Our firsthand experience as fiery and motivated interns at SIP has been transformed into a fighting game about climbing the corporate ladder and fighting your bosses – as a very cute raccoon. Team Creme, made up of Nicole, Connie, Georgia, Tristan, Daniel, Miquel and Cal, has spent the past months working through the question of what makes a fighting game fun. These games take so much more than balanced numbers and punches that feel juicy. Our biggest struggle has been progression, as we constantly asked ourselves what we could do to incentivize the player to not only learn the mechanics of our game, but want to experiment with them multiple times? We found, through playtesting with friends, family, and various industry mentors, that slowly introducing attacks and blocks to the player through fights that increased in difficulty made for the most effective feeling of player exploration and excitement about what mechanic they would unlock next.

Team CremeAt this stage in development, we have a core loop that is fun to play. Now our game requires some extra pizazz to make it feel incredible. While we don’t want to distract the player from the main action with major bells and whistles, things like the health bar shake when a punch lands and the thud of a stamp marking your grade for the round enhance the overall experience and give the player something to remember. Finalizing these details while polishing our overall product is the last task on our to-do list.

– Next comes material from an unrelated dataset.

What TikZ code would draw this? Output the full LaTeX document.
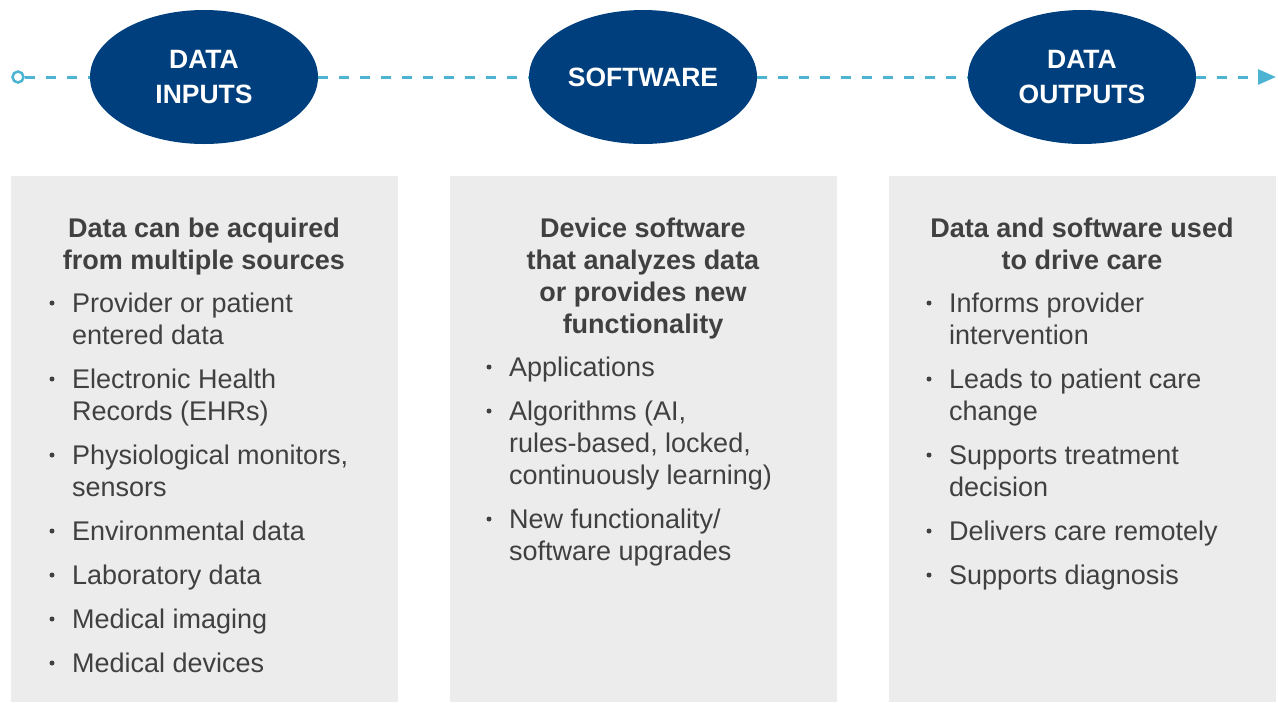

As we prepare to leave SIP and jump right back into our academic careers, all of Team Creme is excited about our future as game developers. One summer is miniscule amount of time to build a complete and rich game. Creme handled this difficulty by keeping each other in check and learning what unique limitations exist for artists, programmers, and designers. Every time we found ourselves on a new imaginative tangent about additional features and play modes, we would recenter and reference our previously established goals. We found that, through establishing our own criteria for success early, we can achieve our late stage goals with fewer distractions.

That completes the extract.